Vance came out and said something carefully calibrated: "They moved in our direction." Trump, in his usual way, told reporters: "Iran... want to work a deal."


But here’s the thing about diplomacy in this part of the world: No deal is not a failure if the talking continues. The fact that General Asim Munir and the Pakistani PM were shuttling messages between floors—literally playing the world's most high-stakes game of telephone—meant the channel survived.


Why Thursday? Why Islamabad Again?


The "Why Thursday" is easy: The Ceasefire Clock. We're in a two-week pause announced around April 8. If talks break down completely before Thursday, the U.S. naval presence in the Gulf and Iran's posture in the region don't just go back to "tense"—they go back to "kinetic." Thursday is the last possible moment for a Hail Mary pass before the weekend prayers and the potential for escalation.

The "Why Islamabad" is more complex and, frankly, fascinating.

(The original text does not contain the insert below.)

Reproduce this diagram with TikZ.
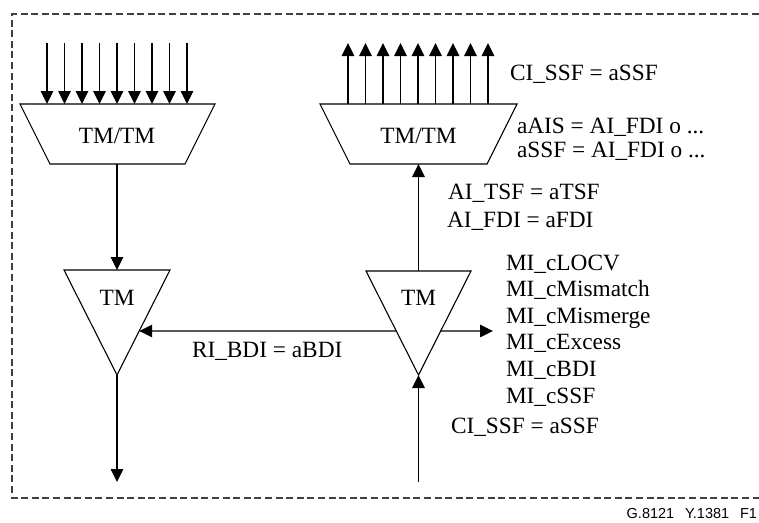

  1. The Trust Factor: Pakistan didn't just book a hotel room. They provided the security envelope that allowed an American VP and an Iranian Speaker to feel safe enough to sit in the same building. That's not a small thing. Pakistan's military-intel establishment (the same one the West loves to criticize) is the only entity with open lines to both the White House and the Supreme Leader's office right now.
  2. Geneva is the Backup Singer: Geneva is the "neutral" classic, sure. But Geneva is also full of Western media, protestors, and a certain kind of sterile Euro-fatigue. Islamabad is raw, complex, and—crucially—offers deniability. If talks blow up in Geneva, it's a global headline disaster. If they blow up in Islamabad? Well, it's still a disaster, but the narrative is easier to manage as a "regional mediation attempt."
  3. Pakistan's Skin in the Game: Don't let the gracious hosting fool you. Pakistan's economy is on a knife's edge. A full-blown US-Iran conflict on its western border with Balochistan would be an unmitigated catastrophe. They need this deal more than Geneva does. They are the most motivated mediator on the planet.

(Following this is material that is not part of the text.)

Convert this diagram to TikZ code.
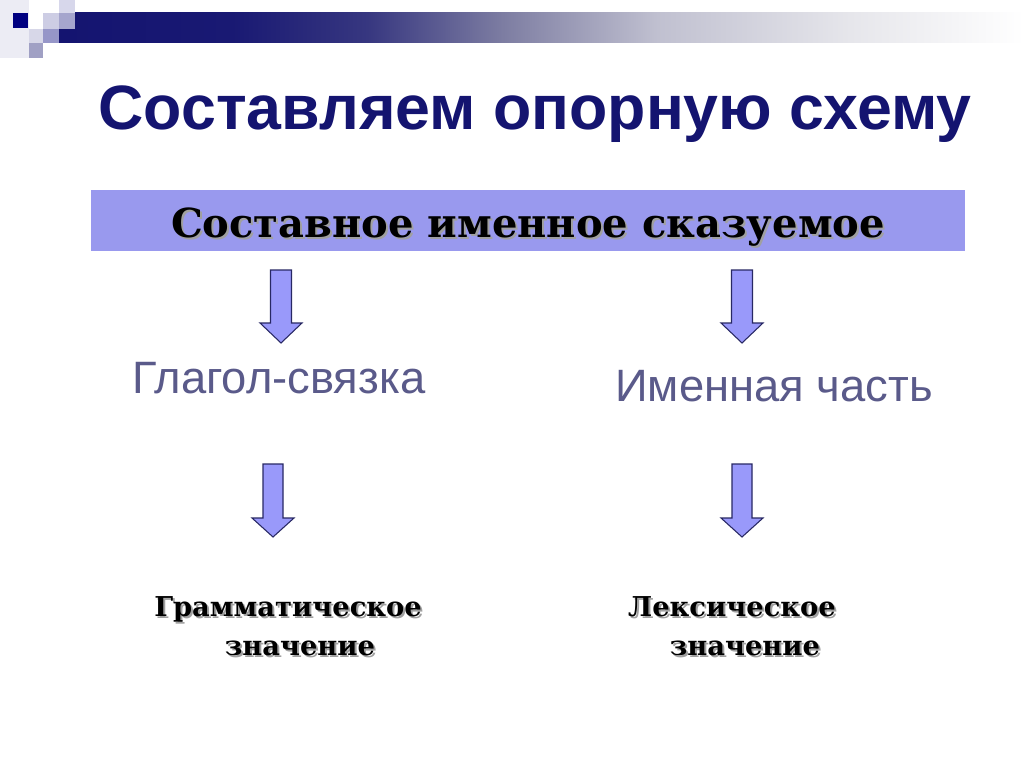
\documentclass[tikz,border=0pt]{standalone}
\usepackage{fontspec}
\setmainfont{Liberation Sans}
\newfontfamily\serifb{DejaVu Serif}
\definecolor{navy}{RGB}{20,20,112}
\definecolor{boxfill}{RGB}{153,153,238}
\definecolor{arrowfill}{RGB}{153,153,250}
\definecolor{arrowline}{RGB}{40,40,100}
\definecolor{graytext}{RGB}{90,90,138}
\definecolor{shadowgray}{RGB}{160,160,160}
\definecolor{barA}{RGB}{25,25,115}
\definecolor{barB}{RGB}{55,55,128}
\definecolor{barC}{RGB}{125,125,162}
\definecolor{barD}{RGB}{192,192,208}
\definecolor{barE}{RGB}{230,230,235}
\pgfdeclarehorizontalshading{barshade}{100bp}{
  color(0bp)=(navy); color(25bp)=(navy); color(34bp)=(barA);
  color(41bp)=(barB); color(48bp)=(barC); color(56bp)=(barD);
  color(66bp)=(barE); color(75bp)=(white); color(100bp)=(white)}
\tikzset{
  titletext/.style={font=\bfseries\fontsize{47}{56}\selectfont, text=navy, anchor=base, inner sep=0},
  partlabel/.style={font=\fontsize{34}{40}\selectfont, text=graytext, anchor=base, inner sep=0},
  boxtext/.style={font=\serifb\bfseries\fontsize{30}{36}\selectfont, text=black, anchor=base, inner sep=0},
  lowtext/.style={font=\serifb\bfseries\fontsize{20.5}{24}\selectfont, text=black, anchor=base, inner sep=0},
  shadow/.style={text=shadowgray},
  blockarrow/.style={fill=arrowfill, draw=arrowline, line width=0.8pt, line join=miter}
}
\begin{document}
\begin{tikzpicture}[x=0.75pt,y=-0.75pt]
\useasboundingbox[fill=white] (0,0) rectangle (1024,767);
% decoration at the top
\fill[shading=barshade] (59,13) rectangle (1024,43);
\fill[color={rgb,255:red,236;green,236;blue,244}] (0,0) rectangle (29,58);
\fill[color={rgb,255:red,0;green,0;blue,128}] (13,13) rectangle (28,28);
\fill[color={rgb,255:red,205;green,205;blue,228}] (43,13) rectangle (59,29);
\fill[color={rgb,255:red,215;green,215;blue,235}] (59,0) rectangle (75,13);
\fill[color={rgb,255:red,165;green,165;blue,205}] (59,13) rectangle (75,29);
\fill[color={rgb,255:red,215;green,215;blue,232}] (29,29) rectangle (43,43);
\fill[color={rgb,255:red,150;green,150;blue,200}] (43,29) rectangle (59,43);
\fill[color={rgb,255:red,160;green,160;blue,196}] (29,43) rectangle (43,58);
% title
\node[titletext] (title) at (535,129) {Составляем опорную схему};
% main box
\node[fill=boxfill, minimum width=874*0.75pt, minimum height=61*0.75pt, inner sep=0, anchor=north west] (mainbox) at (91,190) {};
\node[boxtext, shadow] (mainshadow) at (530,239) {Составное именное сказуемое};
\node[boxtext] (maintext) at (528,237) {Составное именное сказуемое};
% arrows, top row
\draw[blockarrow] (270.5,270) -- (291.5,270) -- (291.5,323) -- (302,323) -- (281,343) -- (260,323) -- (270.5,323) -- cycle;
\draw[blockarrow] (731.5,270) -- (752.5,270) -- (752.5,323) -- (763,323) -- (742,343) -- (721,323) -- (731.5,323) -- cycle;
% middle labels
\node[partlabel] (verb) at (279,393) {Глагол-связка};
\node[partlabel] (nominal) at (774,401) {Именная часть};
% arrows, bottom row
\draw[blockarrow] (263,464) -- (283,464) -- (283,518) -- (294,518) -- (273,537) -- (252,518) -- (263,518) -- cycle;
\draw[blockarrow] (732,464) -- (752,464) -- (752,518) -- (763,518) -- (742,537) -- (721,518) -- (732,518) -- cycle;
% lower labels
\node[lowtext, shadow] (gram1s) at (290,618) {Грамматическое};
\node[lowtext] (gram1) at (288,616) {Грамматическое};
\node[lowtext, shadow] (gram2s) at (302,657) {значение};
\node[lowtext] (gram2) at (300,655) {значение};
\node[lowtext, shadow] (lex1s) at (734,618) {Лексическое};
\node[lowtext] (lex1) at (732,616) {Лексическое};
\node[lowtext, shadow] (lex2s) at (747,657) {значение};
\node[lowtext] (lex2) at (745,655) {значение};
\end{tikzpicture}
\end{document}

The Vibe on the Ground (And Online)


The news cycle is being fed by the wires—AP breaking the "Thursday in Islamabad" suggestion, Reuters confirming the backchannel "is still alive." Over on X, the usual suspects are spinning it. The BRICS accounts are framing it as a defeat for U.S. unilateralism. The MAGA accounts are hailing it as Trump/Vance Art of the Deal: Redux. The Iranian diaspora accounts are holding their breath, hoping this isn't another 2015 JCPOA repeat that gets shredded later.

But the real story is in what isn't being said publicly. The fact that we're even discussing Jared Kushner being in the same zip code as an Iranian foreign minister again is a staggering shift from the "Maximum Pressure" and shadow war days.

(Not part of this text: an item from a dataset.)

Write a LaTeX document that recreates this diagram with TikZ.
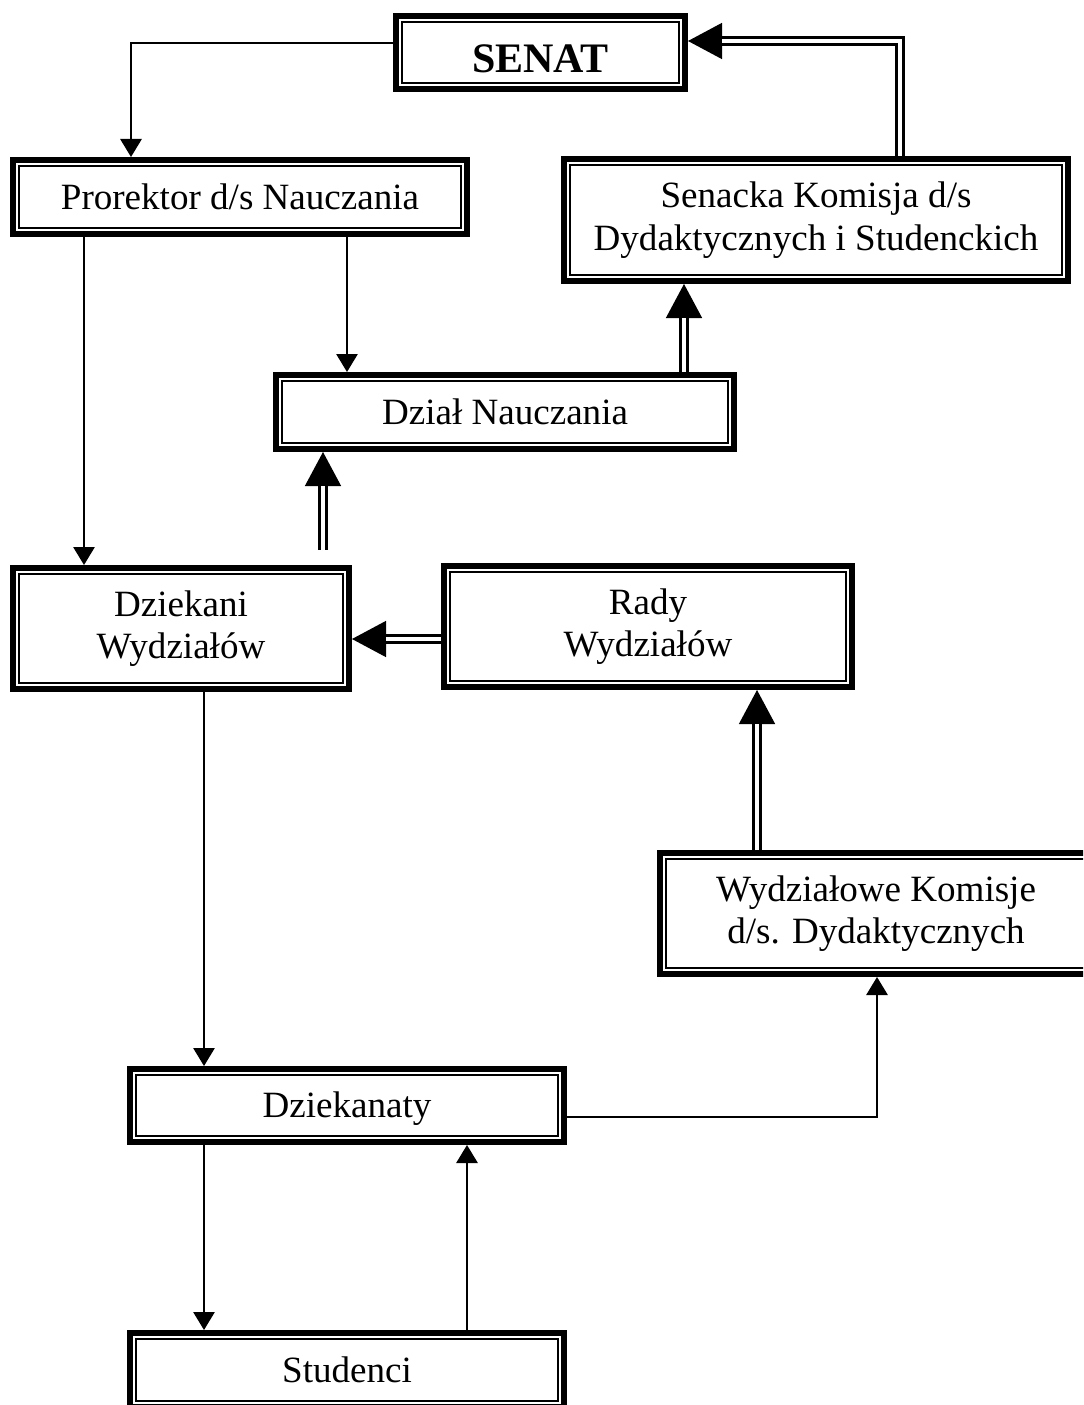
\documentclass[tikz,border=0pt]{standalone}
\usepackage{fontspec}
\setmainfont{Liberation Serif}
\usetikzlibrary{arrows.meta}
\begin{document}
\begin{tikzpicture}[x=0.75pt,y=-0.75pt,
  box/.style={draw, line width=4.5pt, rectangle, inner sep=0pt, align=center,
    font=\fontsize{27.8}{32}\selectfont},
  innerline/.style={line width=1.4pt},
  thinarrow/.style={line width=1.3pt, -{Triangle[length=13.5pt,width=16pt]}},
  bigarrow/.style={line width=1pt, line join=miter, -{Triangle[length=25.5pt,width=27pt]},
    postaction={draw, -, double, line width=2.3pt, double distance=2.4pt, line join=miter, shorten >=25.5pt}}
]
\useasboundingbox (0,0) rectangle (1083,1405);
\clip (0,0) rectangle (1083,1405);
\fill[white] (0,0) rectangle (1083,1405);

% boxes
\node[box, minimum width=216.75pt, minimum height=54.75pt, text height=30pt, text depth=0pt,
  font=\fontsize{31.5}{36}\selectfont\bfseries] (senat) at (540.5,52.5) {SENAT};
\node[box, minimum width=340.5pt, minimum height=55.5pt] (prorektor) at (240,197) {Prorektor d/s Nauczania};
\node[box, minimum width=378pt, minimum height=91.5pt] (senacka) at (816,220) {Senacka Komisja d/s\\Dydaktycznych i Studenckich};
\node[box, minimum width=343.5pt, minimum height=55.5pt] (dzial) at (505,412) {Dział Nauczania};
\node[box, minimum width=252pt, minimum height=90.75pt] (dziekani) at (181,628.5) {Dziekani\\Wydziałów};
\node[box, minimum width=306pt, minimum height=90.75pt] (rady) at (648,626.5) {Rady\\Wydziałów};
\node[box, minimum width=324pt, minimum height=90.75pt] (wydz) at (876,913.5) {Wydziałowe Komisje\\d/s. Dydaktycznych};
\node[box, minimum width=325.5pt, minimum height=54.75pt, text height=22pt, text depth=4pt] (dziekanaty) at (347,1105.5) {Dziekanaty};
\node[box, minimum width=325.5pt, minimum height=55.5pt] (studenci) at (347,1370) {Studenci};

\foreach \n in {senat,prorektor,senacka,dzial,dziekani,rady,wydz,dziekanaty,studenci}
  \draw[innerline] ([shift={(7pt,-7pt)}]\n.north west) rectangle ([shift={(-7pt,7pt)}]\n.south east);

% helper coordinates
\coordinate (xa) at (131,0);
\coordinate (xb) at (84,0);
\coordinate (xc) at (347,0);
\coordinate (xd) at (900,0);
\coordinate (xe) at (684,0);
\coordinate (xg) at (757,0);
\coordinate (xh) at (204,0);
\coordinate (xi) at (877,0);
\coordinate (xj) at (467,0);
\coordinate (ya) at (0,43);
\coordinate (yb) at (0,41);
\coordinate (yc) at (0,639);
\coordinate (yd) at (0,1117);
\coordinate (dstart) at (323,550);

% thin connectors
\draw[thinarrow] (ya -| senat.west) -| (xa |- prorektor.north);
\draw[thinarrow] (xb |- prorektor.south) -- (xb |- dziekani.north);
\draw[thinarrow] (xc |- prorektor.south) -- (xc |- dzial.north);
\draw[thinarrow] (xh |- dziekani.south) -- (xh |- dziekanaty.north);
\draw[thinarrow] (yd -| dziekanaty.east) -| (xi |- wydz.south);
\draw[thinarrow] (xh |- dziekanaty.south) -- (xh |- studenci.north);
\draw[thinarrow] (xj |- studenci.north) -- (xj |- dziekanaty.south);

% double connectors
\draw[bigarrow] (xd |- senacka.north) |- (yb -| senat.east);
\draw[bigarrow] (xe |- dzial.north) -- (xe |- senacka.south);
\draw[bigarrow] (dstart) -- (dstart |- dzial.south);
\draw[bigarrow] (yc -| rady.west) -- (yc -| dziekani.east);
\draw[bigarrow] (xg |- wydz.north) -- (xg |- rady.south);
\end{tikzpicture}
\end{document}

The Bottom Line (As of 1:00 PM PKT, April 14)


We are in a holding pattern. The planes are on the tarmac in D.C. and Tehran, but the engines aren't revving yet. The White House and the Iranian Foreign Ministry are both doing the "venue not finalized" dance. That's code for: "We're negotiating the seating arrangement and who walks in the door first, because optics are 90% of the game."

If this Thursday meeting happens in Islamabad, it means Pakistan has pulled off the diplomatic heist of the decade. If it falls through and they end up in Geneva next week, it means the trust wasn't quite strong enough.

For now, all eyes are on the Serena Hotel. The staff there must be exhausted.